The Ultimate Guide to Body Language during a Job Interview: Part II

The Ultimate Guide to Body Language during a Job Interview: Part II was originally published on Vault.

Body language is incredibly important during a job interview. In fact, it’s perhaps even more important than your tone of voice and your choice of words. The reason for this is your inflection and vocabulary can be practiced and memorized easily, while body language is more complex and requires experience to master. If you haven’t read part one of this series, you can do so here. Now then, let’s get right into how you should use body language during a job interview.

There are several ways in which you can use body language to help demonstrate excitement, optimism, and confidence during a job interview. Maintaining eye contact is a great way to show the interviewer you’re engaged and excited about the opportunity at hand. In addition to this, proper eye contact lets the interviewer know you’re confident in your abilities and ready to take on new challenges.

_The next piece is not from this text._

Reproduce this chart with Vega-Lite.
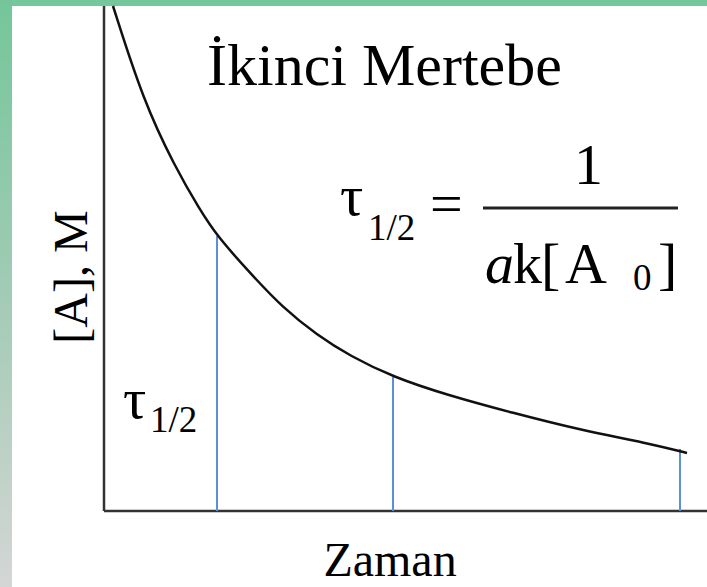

There’s a fine line when it comes to eye contact. You don’t want to appear as if you’re gazing through the interviewer, as this might make you seem distant or distracted. To find the sweet spot, conduct some mock interviews or practice in the mirror. Eventually, you’ll get a feel for how much eye contact is “too much,” and when it’s okay to break eye contact with the interviewer.

If you fail to maintain proper eye contact, the interviewer might see you as uninterested or lacking in self-confidence. In certain cases, a lack of eye contact might make you seem untrustworthy. It’s important to remember that the interviewer knows how stressful the interview can be, so there is some wiggle room when it comes to breaking eye contact—just do your best to maintain it, and let some of the following strategies help you make up for any lost ground.

Next, let’s talk about posture. Posture is extremely important for expressing confidence. For the best results, always stand up and sit up straight, and keep your shoulders back and relaxed. You may lean back in your chair as long as it doesn’t make you slouch, but make sure you let yourself lean in a bit whenever you’re listening to the interviewer. This will demonstrate your interest in what they’re saying, as well as your excitement about the possibility of landing the job.

Keep in mind that it’s important to make sure you’re not constantly leaning towards the interviewer, as this could make you seem a little aggressive. A good rule of thumb is to lean slightly forward when being asked a question, then sit back a little when you’re about to answer. This will show the interviewer you’re engaged, and that you’re putting thought into your answers. Again, practice can help you find the sweet spot here. You don’t want to be constantly rocking back and forth during the interview, because it might make you seem nervous.

Now, onto your arms and hands. There are a few different things you can do here, depending on how you feel during the interview. For starters, never cross your arms in front of your body. This will make you seem defensive or standoffish, and we certainly don’t want that. In almost every case you’ll be seated, and in some cases, you’ll be at a desk or a table. Here, it’s okay to rest your forearms on the table as long as you’re maintaining your posture. If the chair has armrests, you could also…ehem…rest your arms on those.

For your hands, you could rest them on the table if there is one. Don’t lock your hands together tightly, as it will make you seem nervous. Instead, rest one hand lightly on top of the other. You could also interlace your fingers loosely and rest your hands in your lap or on the table. Again, you want to come off as relaxed and comfortable, so don’t squeeze your hands together. This particular tactic is great if you’re on the fidgety side, as it will ensure that you’re not constantly moving your hands or fiddling with a pen.

Your eyes are arguably the most important aspect when it comes to facial expressions. Using your eyes, you can convey excitement, enthusiasm, and even surprise when it’s appropriate. Practicing in a mirror is great for seeing how your facial expressions look in a variety of scenarios. What we want here is a natural, optimistic look. If you’re excited, use your eyebrows to show it. Smiling can be tricky, and it’s another one of those things where there’s a fine line. You want to look relaxed and happy, but don’t overdo it. In other words, smile, but don’t wear a forced, perpetual grin—practicing in the mirror will help you get it right.

Alright, now onto our gestures. You’ll most likely get the opportunity to have a nice old handshake with the interviewer, which requires a bit of finesse. You want to achieve a nice, solid handshake without being too forceful. On the other hand (see what I did there?), you don’t want a limp handshake either. This one requires a bit of practice, but there’s a perfect and happy medium, which you should find over time.

Your hands can also be used to convey excitement. Here, we want to be careful and not let things get out of hand (another slick joke, no?). Practice in the mirror or with a friend and you’ll get a feel for how hand gestures can be used. You don’t want to come off wooden or too rehearsed, so find what works best for you. Remember, you don’t have to be an absolute master of each of these strategies, and you should seek to develop the ones that you catch onto quickly. In time, you’ll become more cognizant of your body language and eventually, you’ll feel more comfortable during job interviews.